START

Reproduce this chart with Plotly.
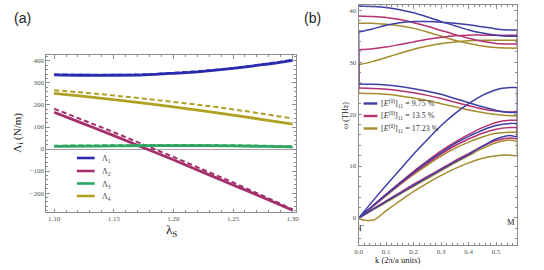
import plotly.graph_objects as go

# ---------------- Panel (a) data ----------------
lam = [1.10, 1.125, 1.15, 1.175, 1.20, 1.225, 1.25, 1.275, 1.30]
L1_solid = [337, 335, 335, 337, 344, 353, 366, 383, 403]
L1_dash = [339, 337, 337, 339, 346, 355, 368, 385, 405]
L2_solid = [167, 114, 61, 6, -49, -106, -163, -220, -278]
L2_dash = [183, 130, 76, 20, -36, -94, -152, -212, -274]
L3_solid = [12, 13, 14, 15, 15, 15, 14, 12, 10]
L3_dash = [15, 16, 17, 18, 18, 18, 17, 15, 12]
L4_solid = [253, 239, 224, 208, 191, 173, 154, 134, 113]
L4_dash = [267, 256, 243, 229, 214, 198, 180, 160, 139]
names_a = ["Λ<sub>1</sub>", "Λ<sub>2</sub>", "Λ<sub>3</sub>", "Λ<sub>4</sub>"]

# ---------------- Panel (b) data ----------------
K = [0, 0.05, 0.1, 0.15, 0.2, 0.25, 0.3, 0.35, 0.4, 0.45, 0.5, 0.55, 0.577]
K_low = [0, 0.015, 0.055, 0.1, 0.15, 0.2, 0.25, 0.3, 0.35, 0.4, 0.45, 0.5, 0.55, 0.577]

b_top = [40.8, 40.7, 40.5, 40.1, 39.5, 38.7, 37.8, 37.0, 36.2, 35.6, 35.2, 35.0, 35.0]
b_up2 = [35.8, 36.4, 37.1, 37.6, 37.8, 37.8, 37.7, 37.5, 37.2, 36.8, 36.4, 36.2, 36.2]
b_mid = [25.8, 25.75, 25.6, 25.3, 24.9, 24.4, 23.8, 23.0, 22.2, 21.4, 20.7, 20.3, 20.3]
b_ac1 = [0, 3.2, 6.3, 9.3, 12.3, 15.1, 17.8, 20.1, 22.0, 23.6, 24.7, 25.1, 25.1]
b_ac2 = [0, 2.3, 4.5, 6.7, 8.8, 10.8, 12.6, 14.3, 15.7, 16.9, 17.8, 18.2, 18.2]
b_ac3 = [0, 1.6, 3.2, 4.7, 6.3, 7.8, 9.3, 10.8, 12.2, 13.8, 15.2, 15.9, 15.6]

m_top = [38.9, 38.8, 38.6, 38.2, 37.6, 36.9, 36.1, 35.3, 34.6, 34.0, 33.6, 33.5, 33.5]
m_up2 = [32.4, 32.6, 32.9, 33.4, 33.9, 34.4, 34.8, 35.1, 35.2, 35.2, 35.2, 35.2, 35.2]
m_mid = [25.0, 24.95, 24.8, 24.5, 24.1, 23.6, 23.0, 22.3, 21.6, 21.0, 20.6, 20.4, 20.5]
m_ac2a = [0, 2.3, 4.6, 6.8, 9.0, 11.0, 12.9, 14.6, 16.1, 17.4, 18.4, 18.8, 18.8]
m_ac2b = [0, 2.2, 4.4, 6.5, 8.6, 10.5, 12.3, 13.9, 15.2, 16.3, 17.1, 17.4, 17.4]
m_ac3 = [0, 1.65, 3.3, 4.9, 6.5, 8.0, 9.5, 11.0, 12.4, 13.8, 14.9, 15.4, 15.2]

o_top = [37.5, 37.5, 37.3, 37.0, 36.5, 35.8, 35.0, 34.2, 33.6, 33.1, 32.8, 32.7, 32.7]
o_up2 = [29.5, 30.1, 30.9, 31.7, 32.5, 33.1, 33.6, 33.9, 34.1, 34.2, 34.2, 34.2, 34.2]
o_mid = [24.0, 23.95, 23.8, 23.5, 23.1, 22.6, 22.0, 21.4, 20.8, 20.3, 19.9, 19.7, 19.7]
o_ac2 = [0, 2.15, 4.3, 6.4, 8.4, 10.2, 11.9, 13.4, 14.6, 15.6, 16.3, 16.5, 16.5]
o_ac3 = [0, 1.5, 3.0, 4.6, 6.1, 7.6, 9.1, 10.6, 12.0, 13.4, 14.5, 15.0, 14.7]
o_ac4 = [0, -0.4, -0.4, 1.4, 3.3, 5.1, 6.7, 8.2, 9.5, 10.6, 11.5, 12.0, 12.1, 12.0]

names_b = ["[<i>E</i><sup>(0)</sup>]<sub>11</sub> = 9.75 %",
           "[<i>E</i><sup>(0)</sup>]<sub>11</sub> = 13.5 %",
           "[<i>E</i><sup>(0)</sup>]<sub>11</sub> = 17.23 %"]

# ---------------- styling ----------------
ca = ["#2b2bb0", "#a3306c", "#2fa463", "#b0a024"]
cb = ["#3e3ea6", "#b3326f", "#a58c2c"]
SERIF = "Liberation Serif"
GRAY = "#8c8c8c"

fig = go.Figure()

# Panel (a) lines
pairs = [(L1_solid, L1_dash), (L2_solid, L2_dash), (L3_solid, L3_dash), (L4_solid, L4_dash)]
for i, (s, d) in enumerate(pairs):
    fig.add_trace(go.Scatter(x=lam, y=s, mode="lines", line=dict(color=ca[i], width=2.8, shape="spline"),
                             xaxis="x", yaxis="y", showlegend=False))
    fig.add_trace(go.Scatter(x=lam, y=d, mode="lines",
                             line=dict(color=ca[i], width=2.0, dash="5px,3px", shape="spline"),
                             xaxis="x", yaxis="y", showlegend=False))

# Panel (b) lines
def seg(xs, ys, color):
    fig.add_trace(go.Scatter(x=xs, y=ys, mode="lines", line=dict(color=color, width=1.5, shape="spline", smoothing=0.6),
                             xaxis="x2", yaxis="y2", showlegend=False))

def vert(kv, y1, y2, color):
    fig.add_trace(go.Scatter(x=[kv, kv], y=[y1, y2], mode="lines", line=dict(color=color, width=1.5),
                             xaxis="x2", yaxis="y2", showlegend=False))

kM = K[-1]
# olive (drawn first, underneath)
for band in [o_top, o_up2, o_mid, o_ac2, o_ac3]:
    seg(K, band, cb[2])
seg(K_low, o_ac4, cb[2])
vert(0, o_up2[0], o_mid[0], cb[2])
vert(kM, o_up2[-1], o_top[-1], cb[2])
vert(kM, o_mid[-1], o_ac2[-1], cb[2])
vert(kM, o_ac3[-1], o_ac4[-1], cb[2])
# magenta
for band in [m_top, m_up2, m_mid, m_ac2a, m_ac2b, m_ac3]:
    seg(K, band, cb[1])
vert(0, m_up2[0], m_mid[0], cb[1])
vert(kM, m_up2[-1], m_top[-1], cb[1])
vert(kM, m_mid[-1], m_ac2a[-1], cb[1])
vert(kM, m_ac2b[-1], m_ac3[-1], cb[1])
# blue
for band in [b_top, b_up2, b_mid, b_ac1, b_ac2, b_ac3]:
    seg(K, band, cb[0])
vert(0, b_up2[0], b_mid[0], cb[0])
vert(kM, b_up2[-1], b_top[-1], cb[0])
vert(kM, b_ac1[-1], b_mid[-1], cb[0])
vert(kM, b_ac2[-1], b_ac3[-1], cb[0])

tickfont = dict(family=SERIF, size=7, color="#555555")
axis_common = dict(showline=True, linecolor=GRAY, linewidth=1, mirror="ticks", ticks="inside",
                   tickcolor=GRAY, ticklen=3.5, showgrid=False, tickfont=tickfont, zeroline=False)

W, H = 544, 270
fig.update_layout(
    width=W, height=H, margin=dict(l=0, r=0, t=0, b=0),
    paper_bgcolor="white", plot_bgcolor="white",
    xaxis=dict(domain=[43 / W, 296 / W], range=[1.0935, 1.3025], dtick=0.05, tick0=1.10, tickformat=".2f",
               minor=dict(dtick=0.01, ticklen=2, tickcolor=GRAY, ticks="inside"), anchor="y", **axis_common),
    yaxis=dict(domain=[1 - 212 / H, 1 - 55 / H], range=[-286, 427], dtick=100,
               minor=dict(dtick=20, ticklen=2, tickcolor=GRAY, ticks="inside"), anchor="x",
               **{k: v for k, v in axis_common.items() if k != "zeroline"},
               zeroline=True, zerolinecolor="#a0a0a0", zerolinewidth=1),
    xaxis2=dict(domain=[360 / W, 521 / W], range=[0, 0.577], dtick=0.1, tickformat=".1f",
                minor=dict(dtick=0.02, ticklen=2, tickcolor=GRAY, ticks="inside"), anchor="y2", **axis_common),
    yaxis2=dict(domain=[1 - 245 / H, 1 - 5 / H], range=[-5.2, 41.0], dtick=10,
                minor=dict(dtick=2, ticklen=2, tickcolor=GRAY, ticks="inside"), anchor="x2", **axis_common),
    showlegend=False,
)

ann = []
def txt(x, y, s, size, family=SERIF, color="#222222", angle=0, xanchor="center"):
    ann.append(dict(x=x / W, y=1 - y / H, xref="paper", yref="paper", text=s, showarrow=False,
                    font=dict(family=family, size=size, color=color), textangle=angle,
                    xanchor=xanchor, yanchor="middle"))

txt(19, 18, "(a)", 14, family="Liberation Sans")
txt(313, 18, "(b)", 14, family="Liberation Sans")
txt(170, 230, "λ<sub>S</sub>", 13)
txt(14, 133, "Λ<sub>i</sub> (N/m)", 11, angle=-90)
txt(346, 115, "ω (THz)", 8, angle=-90)
txt(400, 260, "k (2π/a units)", 8.5)
txt(363, 228, "Γ", 8.5)
txt(515, 222, "M", 8.5)

# Legend (a)
shapes = []
leg_a_y = [158, 171, 183.5, 196]
for i in range(4):
    shapes.append(dict(type="line", xref="paper", yref="paper", x0=74 / W, x1=92 / W,
                       y0=1 - leg_a_y[i] / H, y1=1 - leg_a_y[i] / H, line=dict(color=ca[i], width=2.6)))
    txt(97, leg_a_y[i] + 1, names_a[i], 8, xanchor="left", color="#444444")

# Legend (b)
leg_b_y = [103.5, 116, 128.5]
for i in range(3):
    shapes.append(dict(type="line", xref="paper", yref="paper", x0=365 / W, x1=379 / W,
                       y0=1 - leg_b_y[i] / H, y1=1 - leg_b_y[i] / H, line=dict(color=cb[i], width=2.4)))
    txt(381, leg_b_y[i], names_b[i], 8, xanchor="left", color="#333333")

fig.update_layout(annotations=ann, shapes=shapes)
fig.write_html("out.html", config={"displayModeBar": False},
               post_script="document.body.style.margin='0';document.body.style.padding='0';")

END

[WHAT YOU ARE ASKED TO DO]: Copy exactly the lines running from the beginning of the listing through the line that has "import plotly.graph_objects as go". Drop the pictures.

[FINAL RESULT]:
Reproduce this chart with Plotly.
import plotly.graph_objects as go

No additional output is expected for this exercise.